WHAT YOU NEED TO DO: Leaving out every picture, retype the lines below from the top through the one that contains "const yMin = 0, yMax = 70, yInterval = 10;".

--- MATERIAL ---

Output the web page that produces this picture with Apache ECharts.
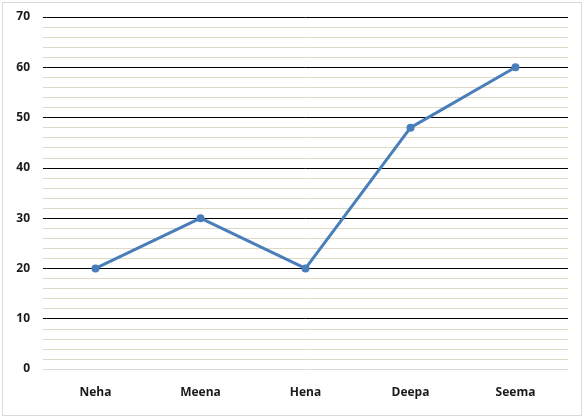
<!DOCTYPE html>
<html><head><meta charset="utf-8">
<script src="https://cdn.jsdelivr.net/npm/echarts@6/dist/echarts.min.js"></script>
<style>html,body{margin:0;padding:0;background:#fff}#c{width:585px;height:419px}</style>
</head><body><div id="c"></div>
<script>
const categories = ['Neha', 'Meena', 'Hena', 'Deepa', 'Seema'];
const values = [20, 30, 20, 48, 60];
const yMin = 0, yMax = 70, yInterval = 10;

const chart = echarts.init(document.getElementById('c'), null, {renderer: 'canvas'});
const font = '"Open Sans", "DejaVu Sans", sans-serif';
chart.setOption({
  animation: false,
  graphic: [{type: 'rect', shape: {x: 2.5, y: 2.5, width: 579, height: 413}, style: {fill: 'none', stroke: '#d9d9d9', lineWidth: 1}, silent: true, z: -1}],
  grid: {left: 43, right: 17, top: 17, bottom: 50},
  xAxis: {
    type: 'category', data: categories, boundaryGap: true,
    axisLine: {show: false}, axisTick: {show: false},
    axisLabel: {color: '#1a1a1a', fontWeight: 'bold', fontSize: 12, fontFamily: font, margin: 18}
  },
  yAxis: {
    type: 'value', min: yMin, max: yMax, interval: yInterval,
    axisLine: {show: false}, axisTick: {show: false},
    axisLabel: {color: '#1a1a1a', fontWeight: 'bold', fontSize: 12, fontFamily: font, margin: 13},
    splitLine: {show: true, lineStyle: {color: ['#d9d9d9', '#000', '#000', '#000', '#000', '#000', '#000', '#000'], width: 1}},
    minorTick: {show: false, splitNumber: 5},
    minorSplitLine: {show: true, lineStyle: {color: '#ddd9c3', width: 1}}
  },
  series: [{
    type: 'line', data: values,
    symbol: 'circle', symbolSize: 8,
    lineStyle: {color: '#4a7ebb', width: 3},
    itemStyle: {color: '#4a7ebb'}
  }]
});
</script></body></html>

---

REPLY TO THE TASK:
Output the web page that produces this picture with Apache ECharts.
<!DOCTYPE html>
<html><head><meta charset="utf-8">
<script src="https://cdn.jsdelivr.net/npm/echarts@6/dist/echarts.min.js"></script>
<style>html,body{margin:0;padding:0;background:#fff}#c{width:585px;height:419px}</style>
</head><body><div id="c"></div>
<script>
const categories = ['Neha', 'Meena', 'Hena', 'Deepa', 'Seema'];
const values = [20, 30, 20, 48, 60];
const yMin = 0, yMax = 70, yInterval = 10;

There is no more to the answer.